Deepening Capital Markets and Strengthening the Financial System
Pandey also emphasized the need to grow India's market-based financing. The country needs significant long-term capital for growth, and a deeper bond market is seen as vital alongside equities. India's corporate bond market has grown substantially, with outstanding issuances increasing from ₹17.5 trillion a decade ago to about ₹53.6 trillion in FY2025. However, the market is still dominated by top-rated companies, with less involvement from MSMEs and retail investors, showing a continuing challenge in widening capital access. Meanwhile, India's banking sector has shown strong resilience, reaching a 2.1% gross non-performing assets (GNPAs) rate by September 2025, the lowest in decades. This healthy asset quality, along with strong capital levels, allows banks to support credit growth, which is expected at 11-13% annually, supported by monetary policy and government spending. Additionally, Finance Minister Nirmala Sitharaman is promoting a unified Know Your Customer (KYC) system across financial services, with SEBI leading the effort to simplify processes for investors.
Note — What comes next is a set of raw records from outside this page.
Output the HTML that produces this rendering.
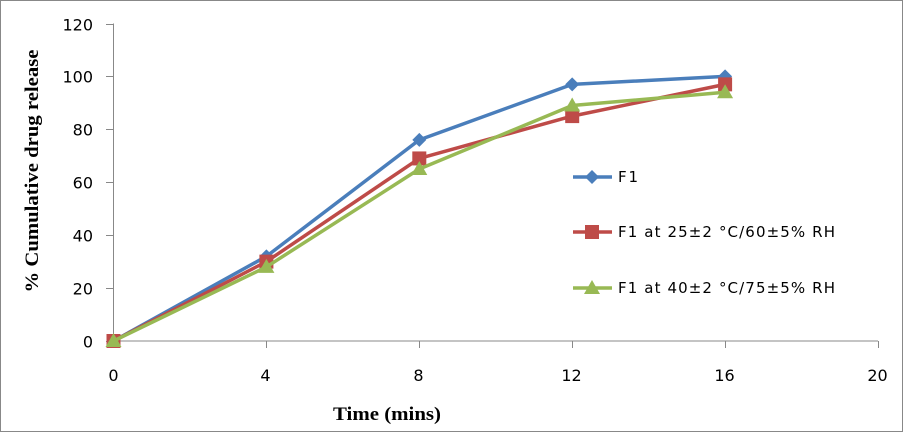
<!DOCTYPE html>
<html><head><meta charset="utf-8"><style>
body{margin:0;background:#fff}
svg{display:block}
text{font-family:"DejaVu Sans","Liberation Sans",sans-serif}
</style></head><body>
<svg id="chart" width="903" height="432">
<rect x="0.5" y="0.5" width="902" height="431" fill="#fff" stroke="#888"/>
<g id="axes"></g><g id="series"></g><g id="legend"></g>
<text transform="translate(38,171) rotate(-90)" text-anchor="middle" font-weight="bold" font-size="19" textLength="243" lengthAdjust="spacingAndGlyphs" style="font-family:'Liberation Serif',serif">% Cumulative drug release</text>
<text x="387" y="420" text-anchor="middle" font-weight="bold" font-size="19" textLength="108" lengthAdjust="spacingAndGlyphs" style="font-family:'Liberation Serif',serif">Time (mins)</text>
</svg>
<script>
const xValues=[0,4,8,12,16];
const seriesNames=["F1","F1 at 25±2 °C/60±5% RH","F1 at 40±2 °C/75±5% RH"];
const f1=[0,32,76,97,100];
const f1At25=[0,30,69,85,97];
const f1At40=[0,28,65,89,94];
const xTicks=[0,4,8,12,16,20];
const yTicks=[0,20,40,60,80,100,120];
const NS="http://www.w3.org/2000/svg";
const X=v=>113.5+v*(878-113.5)/20;
const Y=v=>341-v*(341-23.5)/120;
function mk(t,a,p){const e=document.createElementNS(NS,t);for(const k in a)e.setAttribute(k,a[k]);p.appendChild(e);return e;}
const axes=document.getElementById('axes');
const ya=mk('line',{x1:113.5,y1:23.5,x2:113.5,y2:341,stroke:'#888'},axes);


const xa=mk('line',{x1:113.5,y1:341,x2:878,y2:341,stroke:'#888'},axes);


yTicks.forEach(v=>{const y=Math.round(Y(v))+0.5;
mk('line',{x1:106,y1:y,x2:113.5,y2:y,stroke:'#888'},axes);
const t=mk('text',{x:93,y:y+6,'text-anchor':'end','font-size':16,fill:'#000'},axes);t.textContent=v;

});
xTicks.forEach(v=>{const x=Math.round(X(v))+0.5;
mk('line',{x1:x,y1:341,x2:x,y2:348,stroke:'#888'},axes);
const t=mk('text',{x:x-1,y:381,'text-anchor':'middle','font-size':16,fill:'#000'},axes);t.textContent=v;

});
const colors=['#4a7ebb','#be4b48','#98b954'];
const data=[f1,f1At25,f1At40];
const sg=document.getElementById('series');
function marker(i,x,y,p){
 if(i===0)return mk('polygon',{points:`${x},${y-7} ${x+7},${y} ${x},${y+7} ${x-7},${y}`,fill:colors[i]},p);
 if(i===1)return mk('rect',{x:x-7,y:y-7,width:14,height:14,fill:colors[i]},p);
 return mk('polygon',{points:`${x},${y-8} ${x+8},${y+6} ${x-8},${y+6}`,fill:colors[i]},p);}
data.forEach((d,i)=>{
 const g=mk('g',{},sg);
 
 
 mk('polyline',{points:d.map((v,j)=>X(xValues[j])+','+Y(v)).join(' '),fill:'none',stroke:colors[i],'stroke-width':3.5,'stroke-linejoin':'round'},g);
 d.forEach((v,j)=>{const m=marker(i,X(xValues[j]),Y(v),g);
 
 });
});
const lg=document.getElementById('legend');
const ly=[177,232,288];
const lw=[20,217,217];
seriesNames.forEach((n,i)=>{
 const g=mk('g',{},lg);
 
 
 mk('line',{x1:573,y1:ly[i],x2:612,y2:ly[i],stroke:colors[i],'stroke-width':3.5},g);
 marker(i,592,ly[i],g);
 const t=mk('text',{x:618,y:ly[i]+5,'font-size':15,fill:'#000',textLength:lw[i],lengthAdjust:'spacing'},g);t.textContent=n;
});
</script>
</body></html>
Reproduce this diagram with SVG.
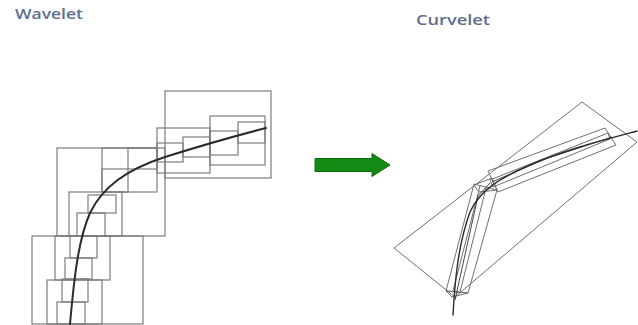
<svg xmlns="http://www.w3.org/2000/svg" width="638" height="325" viewBox="0 0 638 325">
<style>
.t{font-family:"Open Sans","Liberation Sans",sans-serif;font-size:14px;font-weight:600;fill:#5d6d8e}
.b{fill:none;stroke:#7d7d7d;stroke-width:1.2}
.c{fill:none;stroke:#2b2b2b;stroke-width:2;stroke-linecap:round}
.q{fill:none;stroke:#6f6f6f;stroke-width:1}
.a{fill:none;stroke:#444;stroke-width:1}
</style>
<rect width="638" height="325" fill="#fff"/>
<text class="t" x="15" y="19" textLength="68" lengthAdjust="spacingAndGlyphs">Wavelet</text>
<text class="t" x="416" y="25" textLength="74" lengthAdjust="spacingAndGlyphs">Curvelet</text>

<g id="wavelet">
  <rect class="b" x="165" y="91" width="106" height="87"/>
  <rect class="b" x="57" y="148" width="108" height="88"/>
  <rect class="b" x="32" y="236" width="111" height="88"/>
  <rect class="b" x="210" y="116" width="55" height="49"/>
  <rect class="b" x="157" y="128" width="53" height="45"/>
  <rect class="b" x="102" y="148" width="55" height="44"/>
  <rect class="b" x="69" y="192" width="53" height="44"/>
  <rect class="b" x="55" y="236" width="55" height="44"/>
  <rect class="b" x="47" y="280" width="55" height="44"/>
  <rect class="b" x="238" y="122" width="27" height="21"/>
  <rect class="b" x="210" y="131" width="28" height="24"/>
  <rect class="b" x="183" y="137" width="27" height="20"/>
  <rect class="b" x="157" y="143" width="26" height="19"/>
  <rect class="b" x="128" y="148" width="29" height="21"/>
  <rect class="b" x="102" y="169" width="26" height="23"/>
  <rect class="b" x="88" y="195" width="28" height="18"/>
  <rect class="b" x="77" y="213" width="28" height="23"/>
  <rect class="b" x="70" y="236" width="27" height="22"/>
  <rect class="b" x="65" y="258" width="27" height="21"/>
  <rect class="b" x="62" y="279" width="26" height="23"/>
  <rect class="b" x="57" y="302" width="28" height="22"/>
  <path class="c" d="M70,324 C74,280 78,240 90,213 C102,188 125,170 165,157 C200,146 235,136 266,128"/>
</g>

<g id="arrow">
  <polygon points="315,158.5 372,158.5 372,153.5 390,165 372,176.5 372,171.5 315,171.5" fill="#148a14" stroke="#0e6a0e" stroke-width="1"/>
</g>

<g id="curvelet">
  <polygon class="q" points="394,248 582,102 637,142 455,297"/>
  <polygon class="q" points="488,171 605,128 616,145 498,192"/>
  <polygon class="q" points="490,180 608,133 610,139 493,187"/>
  <polygon class="q" points="474,185 492,178 497,190 479,192"/>
  <polygon class="q" points="474,184 497,190 468,293 446,291"/>
  <polyline class="q" points="480,186 453,291"/>
  <polyline class="q" points="486,188 460,292"/>
  <polygon class="q" points="446,291 452,297 468,293"/>
  <polyline class="a" points="455,300 478,196 490,183"/>
  <polyline class="a" points="492,182 545,159 612,137"/>
  <path class="c" style="stroke-width:1.4" d="M453,315 C455,280 458,245 470,212 C480,190 500,178 530,165 C565,150 600,141 637,131"/>
</g>
</svg>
Global Capital Shifts and Structural Hurdles
Despite SEBI's work to encourage domestic growth, global factors pose challenges. Capital is flowing more towards Asian economies like South Korea and Taiwan, seen as bigger beneficiaries of the AI investment surge. This could lead to continued foreign portfolio investment (FPI) leaving India. While SEBI's rules have generally improved investor confidence and transparency for Foreign Institutional Investors (FIIs), the current global economic climate suggests India might keep seeing capital leave if the AI investment cycle continues to drive global markets.
Navigating Future Challenges
The bond market's focus on a few large issuers is a structural risk, limiting capital flow to a wider range of companies. Although SEBI's T+1 settlement cycle improves market efficiency and the unified KYC initiative aims to simplify procedures, rapid technological adoption, especially AI, brings new risks. SEBI itself recognizes AI-driven threats, indicating that current disclosure rules might struggle to keep up with innovation, potentially leading to oversight gaps. Additionally, overlapping regulations and the possibility of regulatory arbitrage between agencies could create wider systemic weaknesses. Unlike more rigid approaches in places like Singapore, India's disclosure-focused model, while business-friendly, will need constant updates to counter evolving AI and cybersecurity risks.
The Path Forward
India's financial market future depends on SEBI's capacity for advanced regulation. Driving deeper bond markets, alongside better credit support, is key to giving more access to sound, though lower-rated, businesses. A successful unified KYC system should enhance investor experience and strengthen the financial system. As India pursues greater economic standing, its capital markets, backed by forward-looking regulation and technology, will be vital for economic growth. This depends on effectively managing issues like concentrated capital, new risks, and global money flows. The shift is towards looking ahead in regulation, crucial for building a robust and globally competitive financial system.